The evidence that Hitler can’t last more than a year that Mr. Kelly enumerates follows:

“From the fact that the number of people voting against Hitler, in the recent plebescite, was twice as great as in the national election last November, it looks as if enemies of his administration were increasing. Economic conditions rapidly are becoming worse. Already, food adulteration is going on, under force of necessity, on a grand scale. Even bread is adulterated. By government order, all flour must be one-third potato starch, or “shorts.” Clothing, too, is being reduced in quality. All wool cloth must contain shoddy.

“Germany cannot obtain various essentials, ordinarily imported, because of inability to pay for them. This inability to pay is due, of course, to inability to sell, which in turn is due, at least partly, to boycotts caused by unpopularity of Hitler policies, particularly his racial persecutions, and the withdrawal from the League of Nations. If Hitler is responsible for Germany’s economic troubles, this will be sensed by the German people, sooner or later, and they will revolt. He nipped one revolt attempted by persons near the top, but his wholesale murders, in putting down this revolt, only served to breed a spirit of revenge in friends of those murdered. Powerful forces will turn on him. There is known to be an underground organization of Communists who cannot be checked, and who are working just as diligently as Lenin and his associates worked in secret for the Russian revolution. Moreover, if Hitler’s policies are going to be ruinous to the big industrialists, who are mainly exporters, they too will turn against him. Surely, his days are numbered.”

Then supporting his favored thesis that Hitler is firmly entrenched in his position as Germany’s dictator, Kelly writes:

“First of all, it must not be overlooked that Hitler has a definite emotional appeal. After years of trouble in Germany, due to too many political parties, and discordant forces, a vast number of people think they are now on their way up, because they have a united front and one leader. No matter if 4,000,000 or 5,000,000 people did vote against Hitler, what are they going to do about it?

“Think what it means for a leader, once in power, to take complete control of all means of communication? It makes him hard to get rid of. If you write a letter or send a telegram in Germany, there always is the chance it may be opened and read by Nazi agents. If you make a telephone call, somebody listens to it—at least, somebody overhears if there is the least suspicion about your activities.

“All foreign embassies in Berlin assume that everything they say by telephone is overheard. It is not easy to organize a nation-wide revolt, when you have no opportunity to use ordinary methods of communication.


“Hitler put down the uprising of June 30 by such terrorizing methods that it seems doubtful whether anybody will wish to attempt resistance soon. Since that time, Hitler has made terms with the national army, or Reichswehr. Every man in this professional army of 100,000 has held up his fist, with two fingers open, and solemnly pledged himself to take orders from the leader, Adolf Hitler, as national leader, even if this should mean death.

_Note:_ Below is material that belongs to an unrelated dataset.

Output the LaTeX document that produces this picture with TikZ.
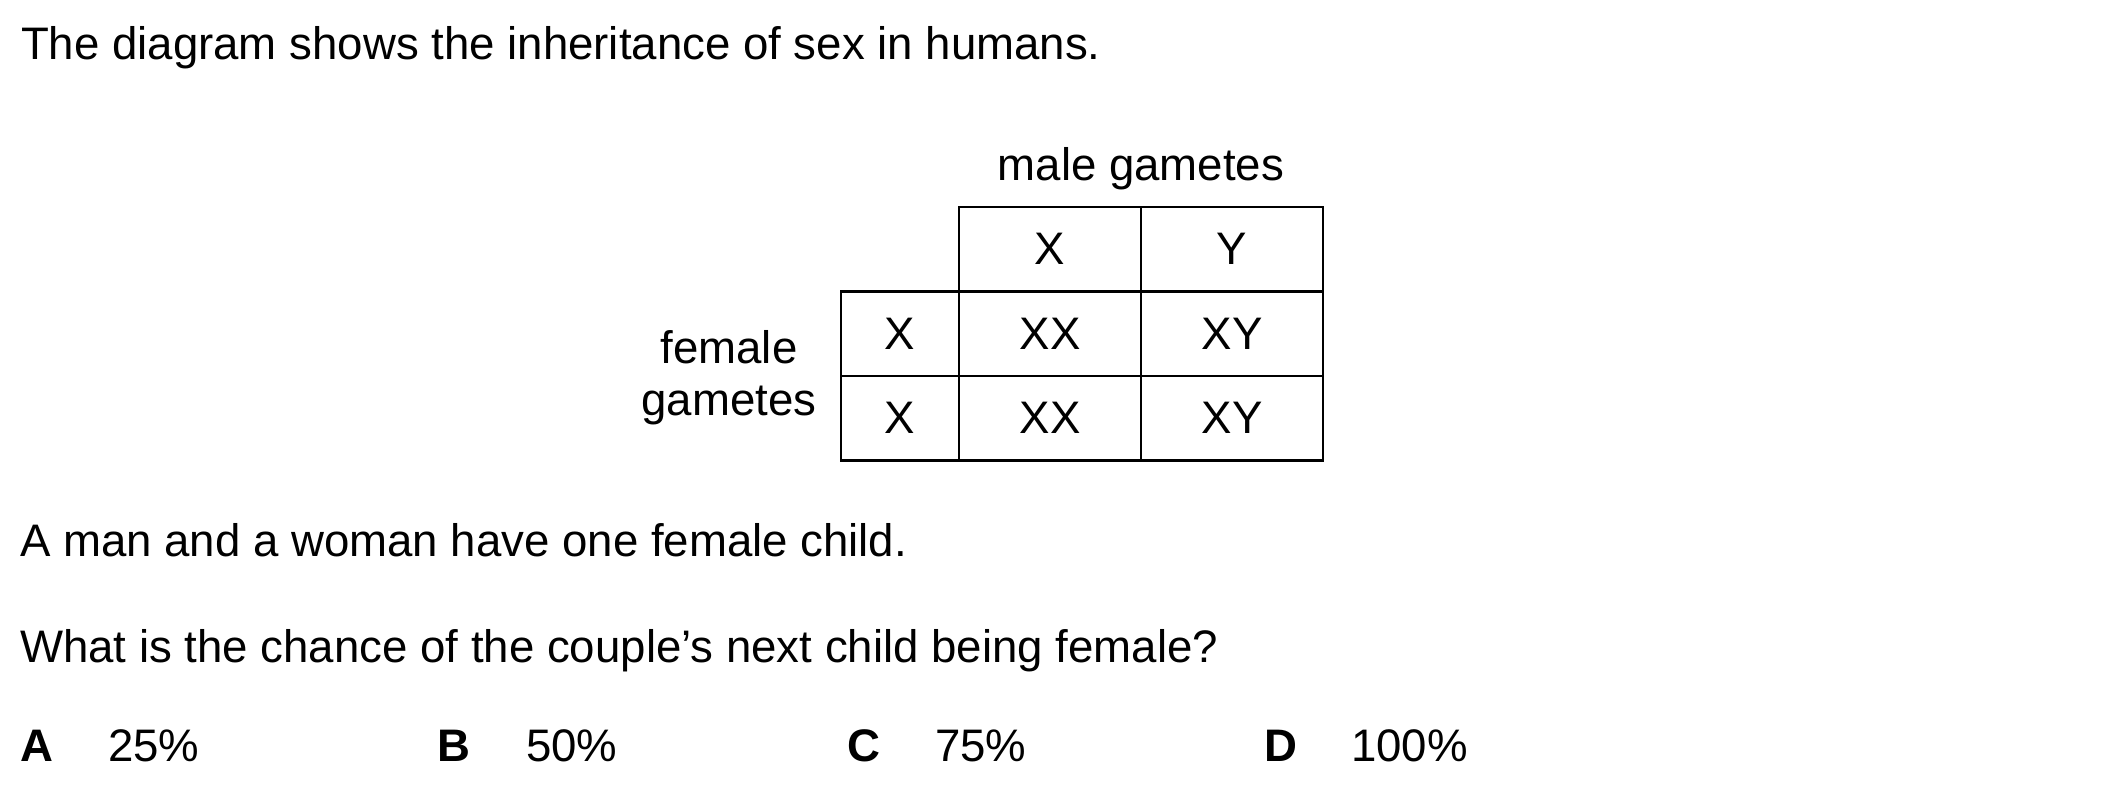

“It even seems possible that German economic conditions may not continue to grow worse indefinitely. German international financial tactics have been unscrupulous; but perhaps they will be successful, nevertheless. They refused to pay their international obligations and thus, by hurting their national credit, forced down the price of German bonds. Then, they used whatever money might have been available for paying debts, to buy up their depreciated bonds. They have bought bonds selling at from thirty to forty cents on the dollar, and paid for them with fifty-nine-cent dollars. Thus, they have been able to discharge obligations for as low as fifteen per cent of the money represented. When they have done as much of this sort of thing they care to, perhaps they then may put down the value of the mark, and again seek foreign business on a basis of the cheapness of their products.

“In other words, if Germany can patch up its economics well enough to carry on, without a complete collapse, then Hitler may not pass from the scene. So long as Hitler is there, the rest of Europe will remain uneasy; but the fact remains, whether one likes it or not, that his tenure may be long.”


Despite his feeling that the Nazi regime of Herr Hitler will, like the poor, be long with us Mr. Kelly has little respect for the present German government. “The Nazi party,” he says, “is, of course, a gigantic racket. As an extreme example of the manner in which party affiliation is a prime requisite for good jobs in Dresden, I believe it was, a barber who happened to have a shop near the opera house was made director of the opera. He knew far more about barbering than about music, but he was a good party man.”